The new ‘Planning for Profit’ study, conducted by Benchmarketing, separates out digital newsbrands from general online display for the first time, giving a much clearer picture of the effectiveness of both print and digital newsbrands and the impact of context in the online environment, says Newsworks.
Even at current modest levels of investment, digital newsbrands deliver strong profit returns but there is a much greater opportunity for advertisers to optimise spend. The results show that boosting investment in digital newsbrands would result in higher profit levels, up to as much as £300 million.
Looking at print, cuts to investment mean that almost all categories are currently operating at the lowest levels of short-term campaign profitability. The research shows that increasing print newsbrands’ share of budget to the optimum level would more than double current campaign profit return on investment (PROI).

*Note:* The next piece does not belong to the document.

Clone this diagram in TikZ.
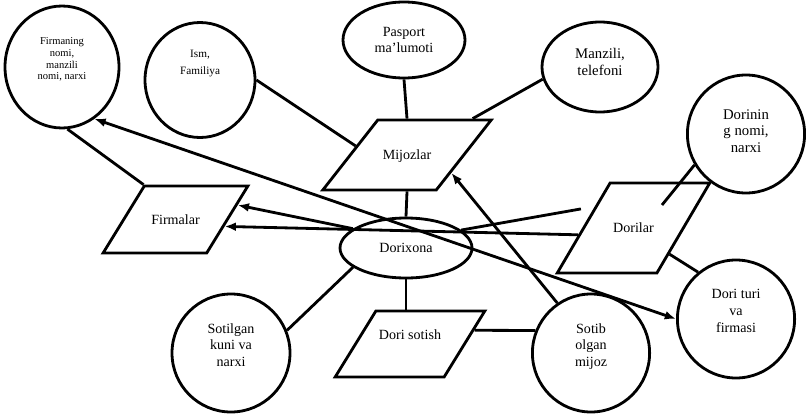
\documentclass[tikz,border=0pt]{standalone}
\usepackage{fontspec}
\setmainfont{Liberation Serif}
\usetikzlibrary{arrows.meta,shapes.geometric}

\begin{document}
\begin{tikzpicture}[every node/.style={font=\fontsize{10}{12}\selectfont},
  attr/.style={ellipse,draw,line width=2pt,inner sep=0pt,align=center,text depth=0.4cm},
  ent/.style={trapezium,trapezium stretches,draw,line width=2pt,inner sep=0pt},
  rel/.style={ellipse,draw,line width=2pt,minimum width=3.3cm,minimum height=1.5cm},
  lnk/.style={line width=2pt},
  arr/.style={lnk,-{Latex[length=2.8mm,width=2.2mm]}},
  arrs/.style={lnk,{Latex[length=2.8mm,width=2.2mm]}-{Latex[length=2.8mm,width=2.2mm]}}]
\useasboundingbox (0,0) rectangle (20.15,10.35);
% attributes
\node[attr,minimum width=2.85cm,minimum height=3.05cm,font=\fontsize{7.5}{8.3}\selectfont] (firmanomi) at (1.55,8.675) {Firmaning\\nomi,\\manzili\\nomi, narxi};
\node[attr,minimum width=2.75cm,minimum height=2.875cm,text depth=0.9cm,font=\fontsize{8}{12}\selectfont] (ism) at (5.0,8.35) {Ism,\\Familiya};
\node[attr,minimum width=3.05cm,minimum height=1.9cm,text depth=] (pasport) at (10.1,9.35) {Pasport\\ma'lumoti};
\node[attr,minimum width=2.9cm,minimum height=2.25cm,text depth=0.25cm,font=\fontsize{10.5}{12}\selectfont] (manzili) at (15.0,8.675) {Manzili,\\telefoni};
\node[attr,minimum width=2.93cm,minimum height=2.95cm,text depth=0.15cm,font=\fontsize{10.5}{12}\selectfont] (dorinom) at (18.65,7.0) {Dorinin\\g nomi,\\narxi};
\node[attr,minimum width=2.93cm,minimum height=2.95cm] (dorituri) at (18.4,2.375) {Dori turi\\va\\firmasi};
\node[attr,minimum width=2.93cm,minimum height=2.95cm] (sotib) at (14.775,1.525) {Sotib\\olgan\\mijoz};
\node[attr,minimum width=2.95cm,minimum height=2.95cm] (sotilgan) at (5.775,1.525) {Sotilgan\\kuni va\\narxi};
% entities
\node[ent,minimum width=4.25cm,text height=0.995cm,text depth=0.755cm,trapezium left angle=57,trapezium right angle=123] (mijozlar) at (10.175,6.475) {Mijozlar};
\node[ent,minimum width=3.625cm,text height=0.9575cm,text depth=0.7175cm,trapezium left angle=64.5,trapezium right angle=115.5] (firmalar) at (4.3875,4.8625) {Firmalar};
\node[ent,minimum width=3.825cm,text height=1.245cm,text depth=1.005cm,trapezium left angle=63,trapezium right angle=117] (dorilar) at (15.8375,4.65) {Dorilar};
\node[ent,minimum width=3.75cm,text height=0.72cm,text depth=0.93cm,trapezium left angle=60.7,trapezium right angle=119.3] (dorisotish) at (10.25,1.75) {Dori sotish};
\node[rel] (dorixona) at (10.15,4.15) {Dorixona};
\coordinate (dorilarIn) at (16.55,5.225);
% connectors
\draw[lnk] (ism.east) -- (mijozlar.170);
\draw[lnk] (pasport.south) -- (mijozlar.north);
\draw[lnk] (manzili.192) -- (mijozlar.29);
\draw[lnk] (mijozlar.south) -- (dorixona.north);
\draw[lnk] (firmanomi.-85) -- (firmalar.top left corner);
\draw[arr] (dorixona.160) -- (firmalar.13);
\draw[arr] (dorilar.187) -- (firmalar.352);
\draw[lnk,shorten >=0.35cm] (dorixona.18) -- (dorilar.151);
\draw[lnk] (dorinom.211) -- (dorilarIn);
\draw[lnk] (dorilar.324) -- (dorituri.129);
\draw[arrs] (firmanomi.302) -- (dorituri.180);
\draw[arr] (sotib.124) -- (mijozlar.338);
\draw[lnk] (dorixona.south) -- (dorixona.south |- dorisotish.north);
\draw[lnk] (dorisotish.12) -- (sotib.158);
\draw[lnk] (sotilgan.22) -- (dorixona.200);
\end{tikzpicture}
\end{document}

In a bid to move away from a widespread focus on sales as a key metric, this study concentrates on the primary indicator of marketing success, profitability. By taking into account the media investment and cost of goods or services, it provides a much clearer guide to advertising payback than simply looking at revenue.
Vanessa Clifford, CEO, Newsworks, said: “With a unique approach to measurement, the vast majority of UK advertisers will be able to use the results of this new study to see how individual categories are performing and how to rebalance ad budgets to achieve full profit potential across a range of media.”
As well as conducting a meta-analysis of 684 econometric models across a number of different sectors, Benchmarketing also developed five ‘super-categories’ as distinct segments, including ‘Everyday pickups’ and ‘Shiny new things’. The super-categories cover 86% of the total UK advertising market and over 90% of advertised brands. In addition, there is also in-depth category analysis for four individual categories - supermarkets, finance, motors and retail:
* Supermarkets: Profits could be increased by 60% if spend in print newsbrands was raised by a minimum of four and up to 11 percentage points. For digital newsbrands, allocating a 2.1% share of budget is recommended as a minimum to optimise PROI
* Finance: Clients are missing out on £264 million potential profit by underinvesting in print and digital newsbrands. For maximum profit return, the average recommendation for print newsbrands’ share is 11.9% of overall campaign spend (compared to the current 7.2%), while for digital newsbrands it stands at 5.6% (compared to the current 4.1%)
* Motors: Clients are missing out on £56 million potential profit through underinvesting in newbrands, particularly print. With a current average spend of 4% of overall media budgets, print newsbrands’ recommended minimum share is 6%
* Retail: Boosting print’s share of media spend to an average 21% of total campaign investment (from just under 14.4%) and digital newsbrands’ to 3.7% (from 1.7%) is Benchmarketing’s recommendation. Overall, the category is missing out on £1.34 billion potential profit
Sally Dickerson, managing director of Benchmarketing, said: “With the instantaneous, limitless data generated by digital marketing, we’re not short of highly detailed campaign reports on a site by site and second by second level. Yet these outputs aren’t business relevant, only ‘response optimisation’ relevant. By contrast, this project assesses newsbrands’ role in overall campaign effectiveness, gives business effect estimates comparable with other channels and, significantly, isolates newsbrands’ digital spend as a structural factor – an industry first.”
Philippa Brown, chief executive, Omnicom Media Group, added: “Digital newsbrands are often singled out for the brand safe online environment they provide advertisers, and rightly so. What’s so encouraging about this work is that it proves that these environments are also primed to deliver solid business returns for advertisers, if utilised at the right level. This should serve as compelling evidence for advertisers that are looking to both boost profits and safeguard their brands via relevant and appropriate placement.”